A unique and forceful feature of Pam’s was her non-judgmental humor. She didn’t take his rejections personally and she frequently laughed when she kept him with her as if to say "I know you don’t want to stay, but I’m going to be so entertaining that you will." Pam learned to ignore much of Andrew’s disruptive behavior and persisted in getting him to respond in any way he could. She did not view Andrew as doing anything wrong; rather she saw it as her responsibility to get him into her world by first getting into his.
When I commended her on her persistence through months of plateaus, setbacks, and downright disturbing periods, she said "I’m going to do whatever I have to--I know there is a bright little boy in there and I don’t expect it to be easy."
And it clearly wasn’t easy. New people, situations, activities and most changes would invoke setbacks and sometimes monumental disturbances in their family of five. When I noticed Pam pushing herself without much response from the boy, I prescribed a break for her. Then she learned that forgetting about interacting for a while led her to see how much she had learned to do habitually. She was pleased to see Andrew initiate and keep her interacting when she took a little vacation from focusing on it.
Once Andrew began to stay in interactions, that is, to take turns both imitatively and with behaviors of his own, I encouraged Pam to begin to hold out for more sounding. When he took a turn, by clapping hands or rolling a ball, Pam would wait for any sound before she took her turn. We discussed how effectively Andrew had been communicating with her with tugs and pulls and soundless signs. He needed to learn that sounds are more effective communications. For now, he made sounds more for apparent self stimulation than to communicate. Until then, he didn’t know the powerful positive effects sounds could have. And sounds were not quick to come. It took much waiting and prompting as well as having Pam coach the family into the habit of imitating all of Andrew’s sounds even if he was in a separate room. It took months to show Andrew that sounds got people’s attention most efficiently. By now, he was choosing to play with his brothers and parents, of course briefly and often on his own terms. But he was joining the family.

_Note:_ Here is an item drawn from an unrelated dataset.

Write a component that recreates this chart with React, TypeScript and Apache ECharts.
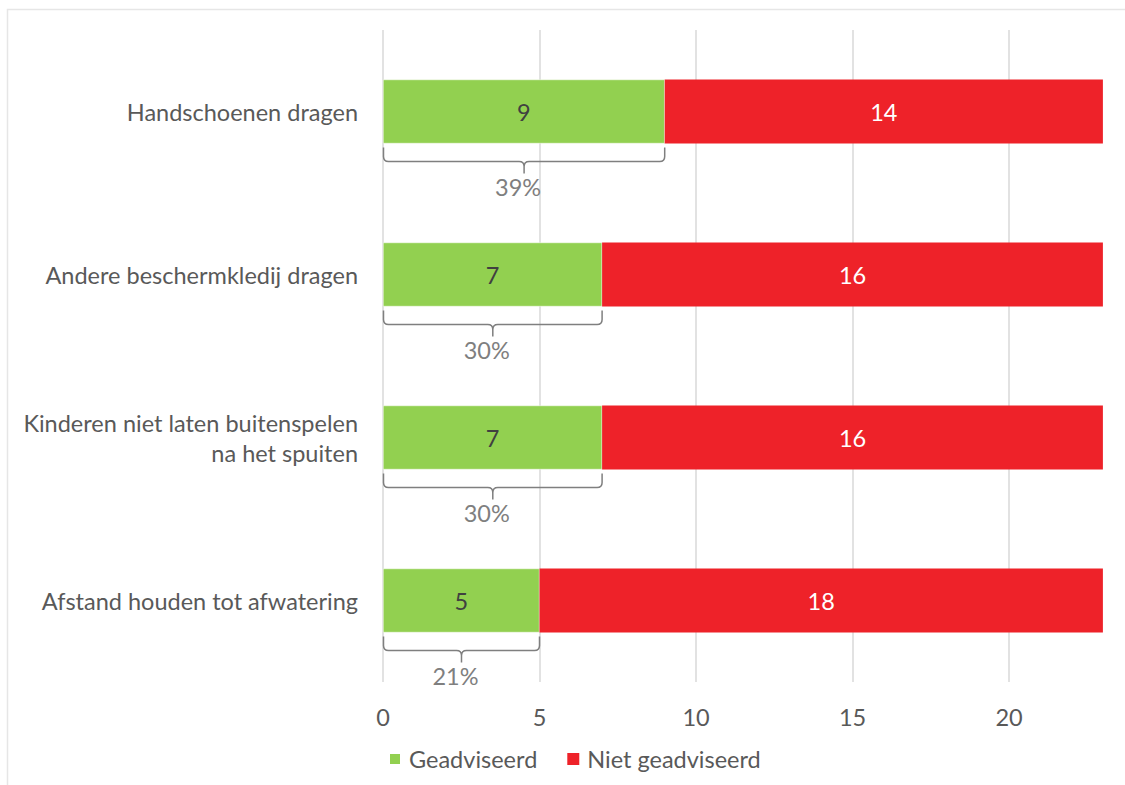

Pam continued to map Andrew’s progress on forms much like the ECO Basics. She regularly monitored both how he was doing and how she was doing. Once her watching, waiting and keeping him there were stable habits, I began to teach her how to help him move from sounds to words. She learned to treat his sounds and movements as his own special language and her job was to translate his actions and nonverbal communications immediately into single words. She learned that the exact the time he was doing something or communicating with someone was the best exact time for him to learn a word for it. We had to do some work to keep the family from asking too many questions which simply did not show him how to talk. We practiced talking to Andrew not just to be understood but to show him what to say at that moment. Andrew was understanding increasingly more words, but he was not using them. Pam taught her family to reduce their questions and long sentences and to become a family of translators as if Andrew was a visiting foreign-speaking child.
Now, three-and-a-half years later, Andrew is five and still coming into the world of his family and peers at school. He’s talking more frequently and appropriately; he now needs to learn to stay in conversations. He responds much less with fight and flight but he still needs to learn about people boundaries as he can be a pretty rough play partner. Recently I visited with Andrew and his father. His dad admits not seeing the problems his wife experienced. He is excited with Andrew’s social gains and feels they have a strong, playful relationship in which he, the dad, gets a lot from Andrew who used to be a stranger to him.